Il Napoli conferma la sua natura di squadra offensivamente liquida, per cui ogni scelta – tattica e/o di formazione – determina un cambiamento nella manovra d’attacco. Dal punto di vista difensivo, invece, Ancelotti continua a utilizzare un sistema rigido e scolastico, con risultati che stanno diventando eccellenti. Anche ieri, infatti, Meret ha tenuto la porta inviolata. Fanno 3 clean sheet consecutivi, 5 totali in stagione; soprattutto, fanno appena 3 reti incassate nelle ultime 8 partite – di queste, una su rigore e una su corner.

Il Napoli sta consolidando le sue certezze in difesa, questo è evidente. In avanti, il recupero di Milik e l’esplorazione di nuove alternative – contro il Verona è stata la prima volta in stagione per Insigne da sottopunta, e per Younes da titolare – sono notizie importanti nel progetto che ha in mente Ancelotti, per cui ogni partita e ogni avversario sono da approcciare – e saranno approcciati – in maniera diversa.
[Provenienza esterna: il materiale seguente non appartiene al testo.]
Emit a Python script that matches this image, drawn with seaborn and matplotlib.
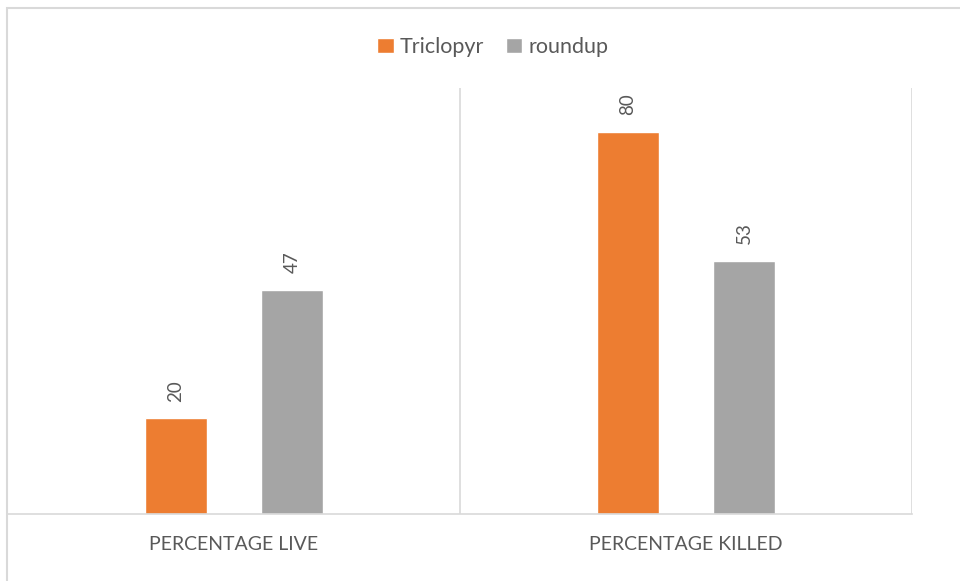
import matplotlib
matplotlib.use("Agg")
import matplotlib.pyplot as plt
from matplotlib.patches import Rectangle
import pandas as pd
import seaborn as sns

# Data
categories = ["PERCENTAGE LIVE", "PERCENTAGE KILLED"]
series = ["Triclopyr", "roundup"]
triclopyr = [20, 80]
roundup = [47, 53]
colors = ["#ED7D31", "#A5A5A5"]

df = pd.DataFrame({
    "category": categories * 2,
    "series": [series[0]] * 2 + [series[1]] * 2,
    "value": triclopyr + roundup,
})

sns.set_style("white")
plt.rcParams["font.family"] = ["Lato", "DejaVu Sans"]

fig = plt.figure(figsize=(9.6, 5.81), dpi=100)
ax = fig.add_axes([8 / 960, 67 / 581, 904 / 960, 426 / 581])

sns.barplot(data=df, x="category", y="value", hue="series", order=categories,
            hue_order=series, palette=colors, width=0.513, gap=0.47,
            saturation=1, errorbar=None, ax=ax)

for c in ax.containers:
    ax.bar_label(c, rotation=90, padding=12, fontsize=13.5, color="#595959")

ax.set_xlim(-0.5, 1.5)
ax.set_ylim(0, 89.2)
ax.set_xlabel("")
ax.set_ylabel("")
ax.set_yticks([])
ax.tick_params(axis="x", length=0, pad=16, labelsize=14, labelcolor="#595959")

# category separators
for xv in [0.5, 1.5]:
    ax.axvline(xv, color="#D9D9D9", lw=1.2, zorder=0)
for s in ["top", "left", "right"]:
    ax.spines[s].set_visible(False)
ax.spines["bottom"].set_color("#D9D9D9")
ax.spines["bottom"].set_linewidth(1.2)

handles, labels = ax.get_legend_handles_labels()
ax.legend(handles, labels, loc="center", bbox_to_anchor=(493 / 960, 1 - 47 / 581),
          bbox_transform=fig.transFigure, ncol=2, frameon=False, fontsize=15.5,
          handlelength=0.75, handleheight=0.75, handletextpad=0.3,
          columnspacing=1.0, labelcolor="#595959")

# chart border
fig.patches.append(Rectangle((6.5 / 960, -0.1), 1.2, 1.1 - 8 / 581, fill=False,
                             edgecolor="#D9D9D9", lw=1.5, transform=fig.transFigure))

fig.savefig("out.png", dpi=100)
Questo comporta e comporterà qualche rinuncia nella precisione dei meccanismi, come nella percezione estetica e nella sensazione di controllo costante, e in qualche modo “costringe” e “costringerà” il Napoli a dipendere molto dalla qualità delle giocate dei suoi calciatori, quindi dal loro stato di forma a breve, medio e lungo termine. Allo stesso tempo, però, la squadra azzurra è già ora difficile da comprendere. Da conoscere. Quindi, da affrontare, da domare e da battere, per chiunque.